Teardrops on my massage
How my relationship with massage parlours changed after knowing about his sex addiction
Massage parlour. Pawn shop. Singapore Pools.
The quintessential trio of shops in every Singaporean neighbourhood. I didn’t notice or think much of them growing up. Now, I find myself counting the number of parlours I see in a single stretch. Does this HDB block really need 4 massage parlours? Why is the line for the Singapore Pools always longer than the line for the doctor’s? How many mothers have walked into this pawn shop to sell their family gold for money?
Despite being in plain slight, I never thought of the impact these shops have on our society. I’m lucky my family sheltered me from the world of addiction, and I wouldn’t have minded if it stayed that way. Now when I walk past a massage parlour, I find myself thinking - how many families have been destroyed by the men who lie to their wives and come here for a release?
The word “massage parlour” was never a dirty word to me. I grew up dancing, and I developed a deep understanding of my own body. I know which muscle is pulled and where I’m storing pain. I used to love massages for this reason, and never felt shyness or discomfort during one. There was one time my sisters and I came out of a massage discussing if all our masseuses also worked on our breasts, to make sure it wasn’t a solitary experience. It wasn’t, and I remember thinking how comfortable I am with my own body that I hardly flinched during that part. It didn’t hold further meaning to me beyond my masseuse working on yet another part of my body. Imagine the amount of trust I placed in a complete stranger to feel this way. I was just a teenager.

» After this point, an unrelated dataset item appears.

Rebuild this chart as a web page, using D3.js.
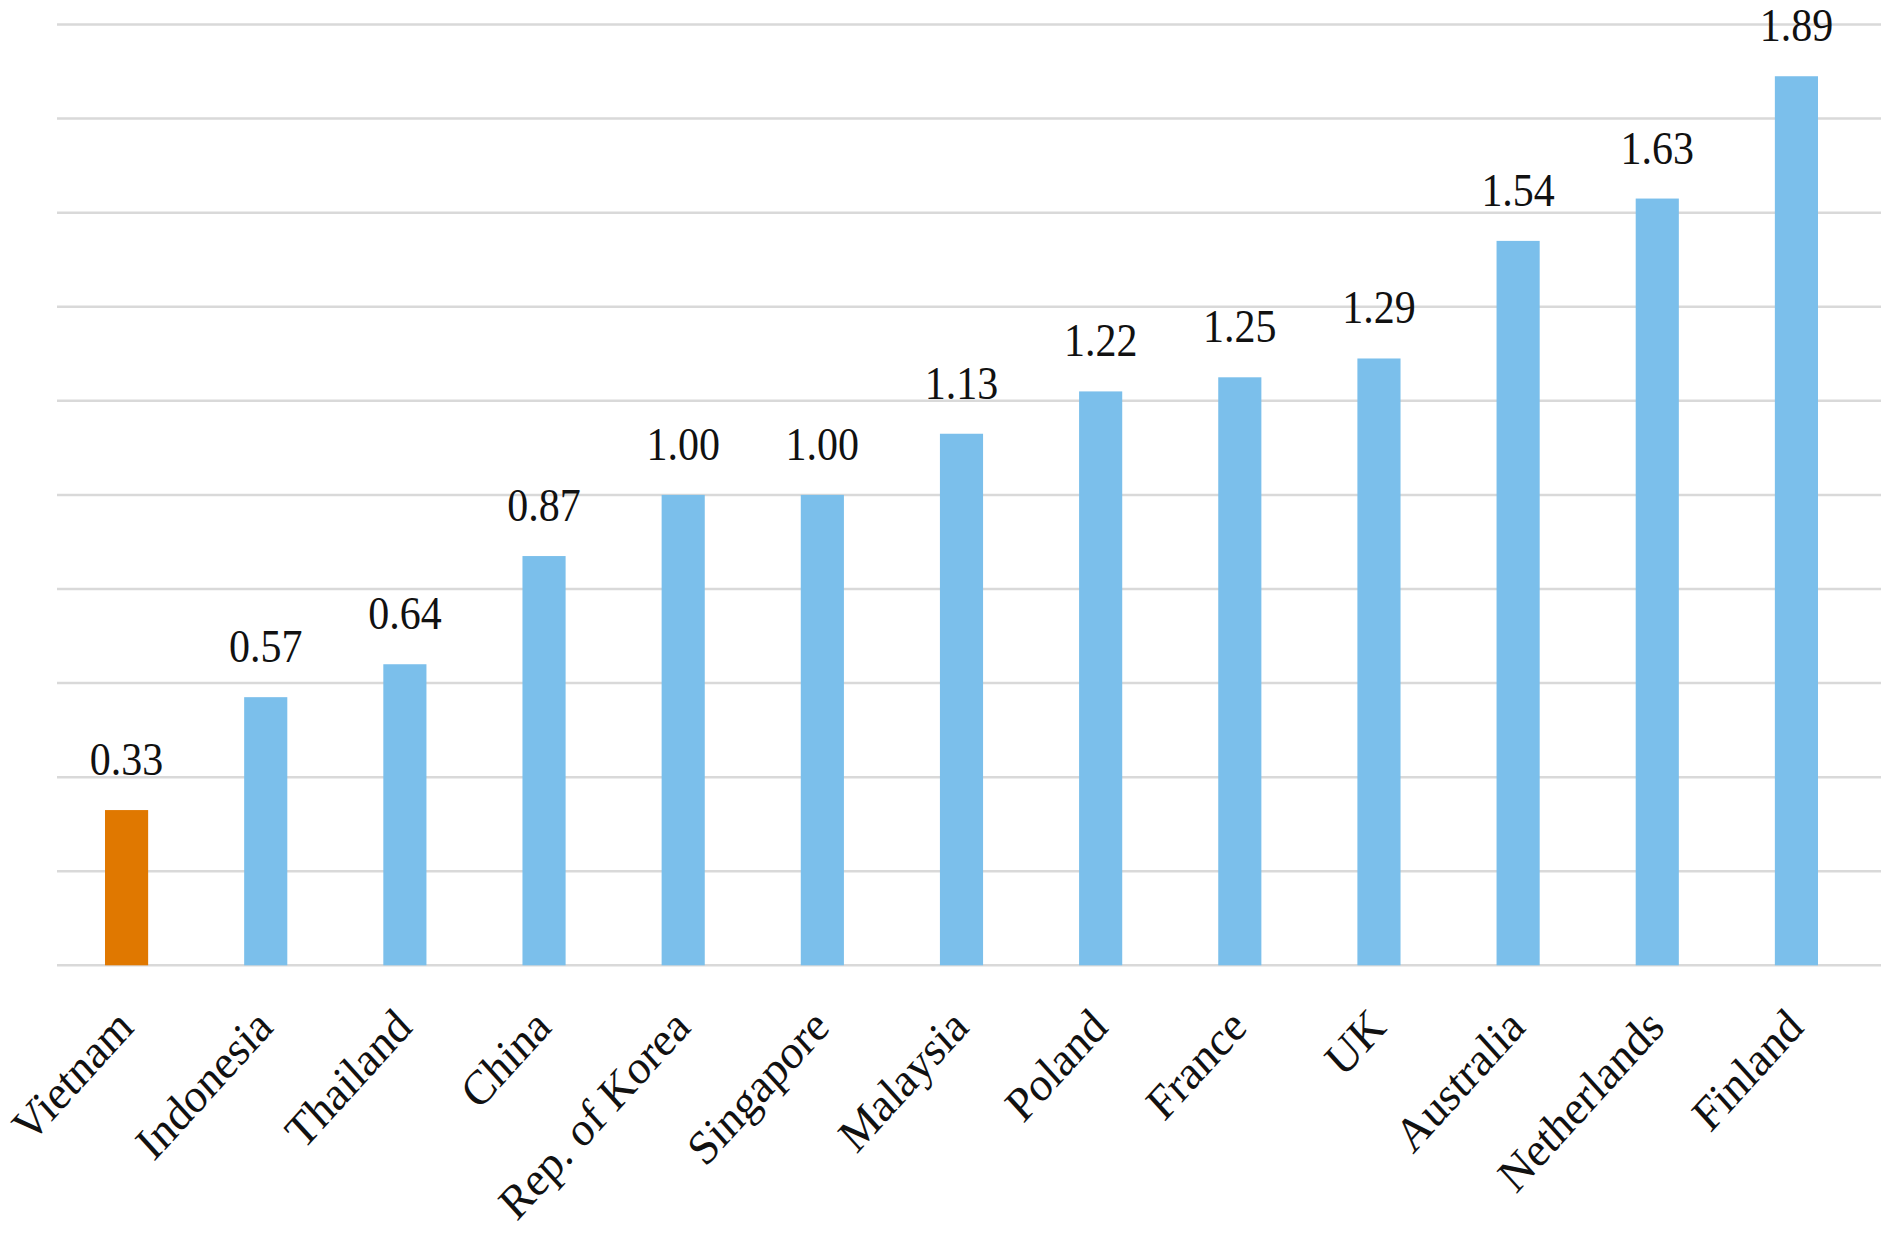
<!DOCTYPE html>
<html><head><meta charset="utf-8">
<script src="https://cdn.jsdelivr.net/npm/d3@7"></script>
<style>html,body{margin:0;padding:0;background:#fff;}svg{display:block;}</style>
</head><body>
<script>
const categories = ["Vietnam","Indonesia","Thailand","China","Rep. of Korea","Singapore","Malaysia","Poland","France","UK","Australia","Netherlands","Finland"];
const values = [0.33,0.57,0.64,0.87,1.00,1.00,1.13,1.22,1.25,1.29,1.54,1.63,1.89];
const valueLabels = ["0.33","0.57","0.64","0.87","1.00","1.00","1.13","1.22","1.25","1.29","1.54","1.63","1.89"];
const gridTicks = [0,0.2,0.4,0.6,0.8,1.0,1.2,1.4,1.6,1.8,2.0];
const highlight = "Vietnam";

const W = 1881, H = 1253;
const svg = d3.select("body").append("svg").attr("width", W).attr("height", H);

const x = d3.scaleBand().domain(categories).range([57, 1866]).paddingInner(0.69).paddingOuter(0.345);
const y = d3.scaleLinear().domain([0, 2.0]).range([965.3, 24.5]);

// gridlines
svg.append("g").selectAll("line").data(gridTicks).join("line")
  .attr("x1", 57).attr("x2", W)
  .attr("y1", d => y(d)).attr("y2", d => y(d))
  .attr("stroke", "#d9d9d9").attr("stroke-width", 2.5);

// bars
svg.append("g").selectAll("rect").data(categories).join("rect")
  .attr("x", d => x(d)).attr("width", x.bandwidth())
  .attr("y", (d,i) => y(values[i])).attr("height", (d,i) => y(0) - y(values[i]))
  .attr("fill", d => d === highlight ? "#e07800" : "#7bbfeb");

// value labels
svg.append("g").selectAll("text").data(categories).join("text")
  .attr("transform", (d,i) => `translate(${x(d) + x.bandwidth()/2},${y(values[i]) - 35}) scale(1,1.1)`)
  .attr("text-anchor", "middle")
  .attr("font-family", "'Liberation Serif', 'Times New Roman', serif")
  .attr("font-size", 42)
  .attr("fill", "#111")
  .text((d,i) => valueLabels[i]);

// category labels via axis
const xAxis = d3.axisBottom(x).tickSize(0).tickPadding(0);
const ax = svg.append("g").attr("transform", `translate(0,${y(0)})`).call(xAxis);
ax.select(".domain").remove();
ax.selectAll("text")
  .attr("font-family", "'Liberation Serif', 'Times New Roman', serif")
  .attr("font-size", 44)
  .attr("fill", "#111")
  .attr("text-anchor", "end")
  .attr("dy", null).attr("y", 0)
  .attr("transform", "translate(9,64) scale(1,1.1) rotate(-45)");
</script>
</body></html>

Fast forward 10 years to my late twenties. I’m alone in the room with my female masseuse. She starts by washing my feet in warm water. I splurge on an expensive experience in Bali, hoping it’s fancy and far enough not to remind me of every single time he entered a cheap, neighbourhood massage parlour under false aliases to engage a sex worker behind my back. The sex work itself is valid and real, I know those women are doing their jobs. The lies were not. I can’t believe he would come out after and text me that he loves me, or use my car to drive himself home after, or still have the cheek to borrow tens of thousands of dollars from me while lying to me. I realise my vision is blurry. I think she asked me where I’m from but I can’t see my masseuse. I blink away the tears, fuck, now I’m literally crying. What’s wrong with me? I think the room is dark enough, she won’t notice if I wipe my face. I want to reply her but if I do, she will definitely know I’m crying and think I’m crazy. I already think I’m crazy. He keeps saying he never called me that, but that’s because he knows it’s textbook-misogyny. He still invalidates my feelings and makes me think I’m being unreasonable for having boundaries after being cheated on. Blames me for not trusting him, “a relationship can’t be built without trust”. It made me feel crazy without having to use the word. Misogyny disguised under politically correct words is harder to detect. The room is closing in on me. I’ve held my breath for too long. My hands are clenched in fists and my body is frozen. I swallow the lump in my throat that we get when we want to cry. I manage a conversation. I don’t want to be rude.
I felt relieved as we moved from the chair to the bed, face down. I finally let the tears run free, and take deep breaths through that face hole in every massage bed, without the embarrassment of my masseuse seeing me. Every touch from her hand feels like fire on my body. It’s not the way it used to be, pressure melting into my muscles as I drift away to a subconscious state of mind. Somehow, it ended. I didn’t dissociate as much this time as compared to the last body massage. After all, this is only my second body massage since I came to know about the sex addiction and cheating in parlours. Something I used to enjoy so much, taken away from me for no fault of my own. I cough up the $100 at the counter, and laughed at how I paid for what was a horrible experience for me.
I’m an intelligent woman, and I thought I had sufficiently rationalised the 2 years of cheating to myself. Childhood trauma, addiction, shame… it’s got nothing to do with me, right? I don’t need to feel bad about it. My 2 post-”confession” body massages have taught me otherwise. I can’t ignore the visceral reaction from my body, and I have to learn from her, accept that not everything can be explained away with logic. Every time I walk past the massage parlour at Block 57 after buying groceries, I wonder, “this is right where I live, I’m sure they offer extra services too?” I want that voice in my head to get softer every day. There are some things I can live without knowing; I grew up in this neighbourhood, never moved houses.
I haven’t gone for another massage since this last one in Bali. I hope I can enjoy one again, carefree and trusting when a masseuse touches me, just like in my teen years.